More than 240 drugs for lung cancer are at various stages of research and development. A new drug is desperately needed - five-year survival rates are among the lowest of all the malignancies. But not all the new avenues feature man-made drugs. Mistletoe extract, which has a number of uses in traditional folk medicine, is being investigated in a small clinical trial by the National Center for Complementary and Alternative Medicine as a potential treatment for advanced solid tumours. Fifty patients will take the extract along with a more widely used drug. Early research suggests mistletoe stimulates the immune system into attacking cancer cells.

MERCK - Isis-113715


Around one in five adults in the UK are obese and hundreds of potential drugs are at varying stages of development. According to McGill University in Montreal, at least 20 companies, including Merck, with Isis-113715, are focusing on an enzyme called PTP1B, which prevents a fat-burning hormone, leptin, working properly. Early research on animals shows that those who had low levels of PTP1B were lean with little or no fat. "If leptin does not work, you will become obese," says Dr Philip Scarpace of the University of Florida. Other research is looking at drugs that tackle the reward system in the brain. Biovitrum in Stockholm is testing a selective serotonin reuptake inhibitor called BVT.933, with promising early results.

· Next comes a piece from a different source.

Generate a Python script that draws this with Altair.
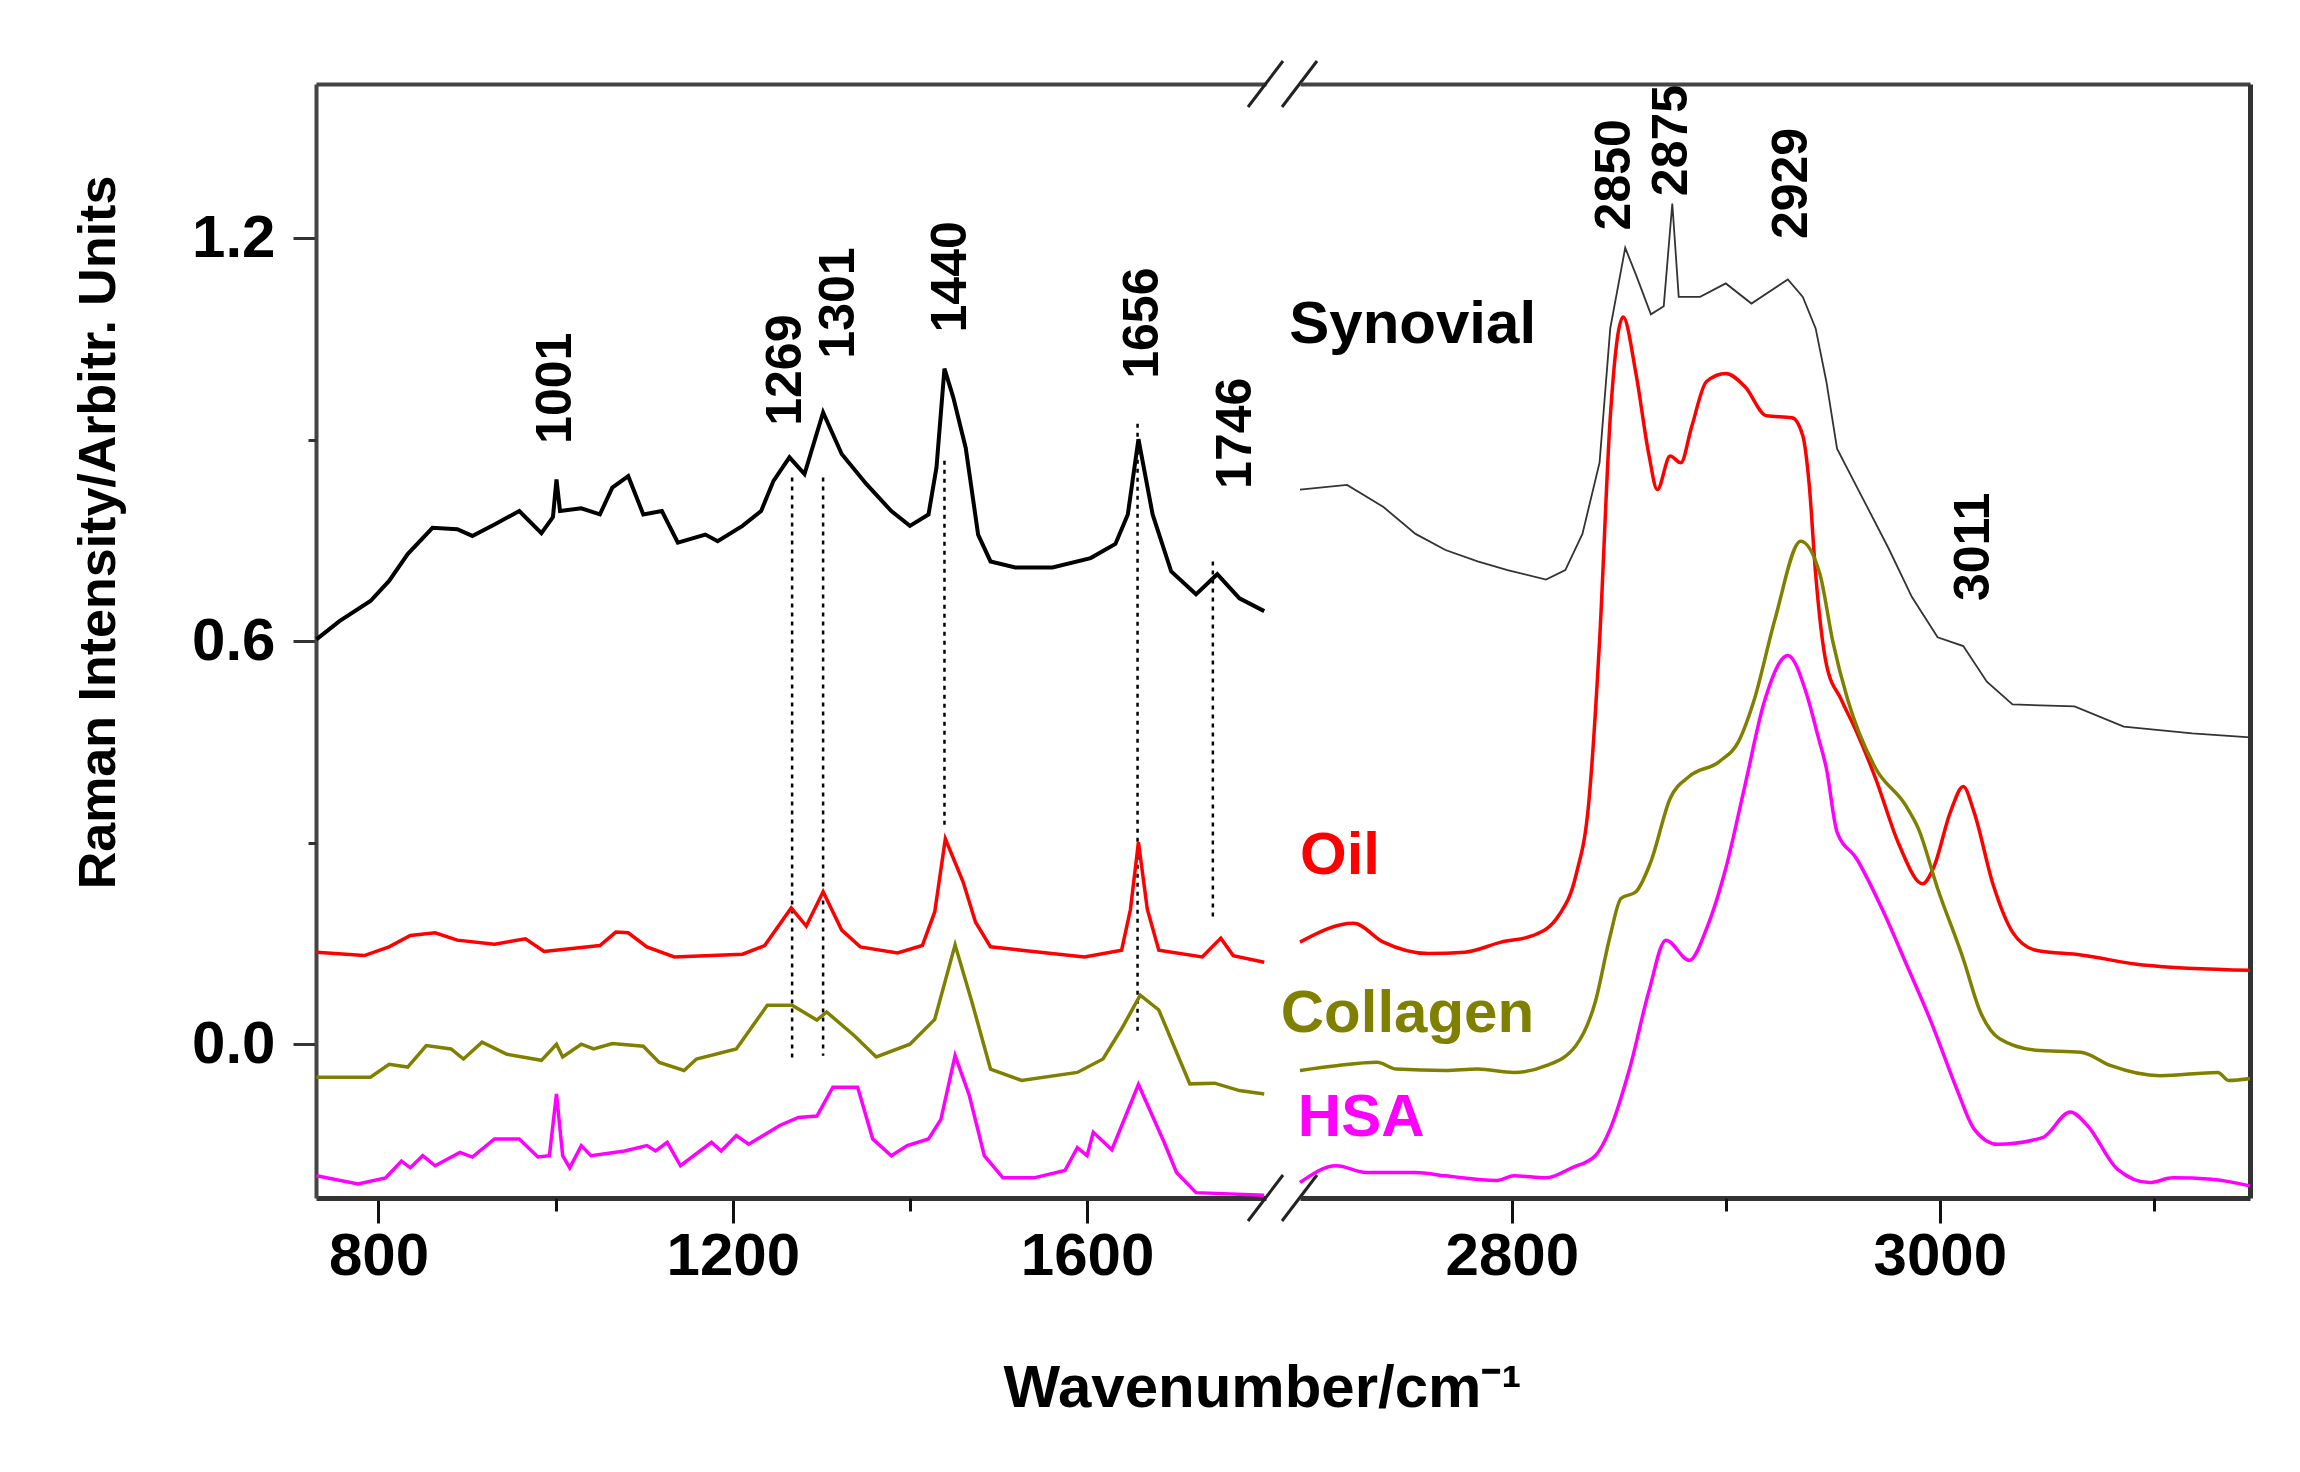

Prevention as well as the easing of symptoms are the aims of new drugs. GW274150 from GlaxoSmithKline, aims to control nitric oxide, which is thought to play a part in the development of migraine headache. It works by reducing levels of nitric oxide synthase (NOS), a chemical involved in the production of the oxide. GW274150 is on trial as a potential prophylactic treatment for migraine. Another drug, SB-705498, is designed to work on receptors in the trigeminal nerve, one of the cranial nerves on each side of the head. The aim is to block the receptor to get rid of the pain and lower sensitivity.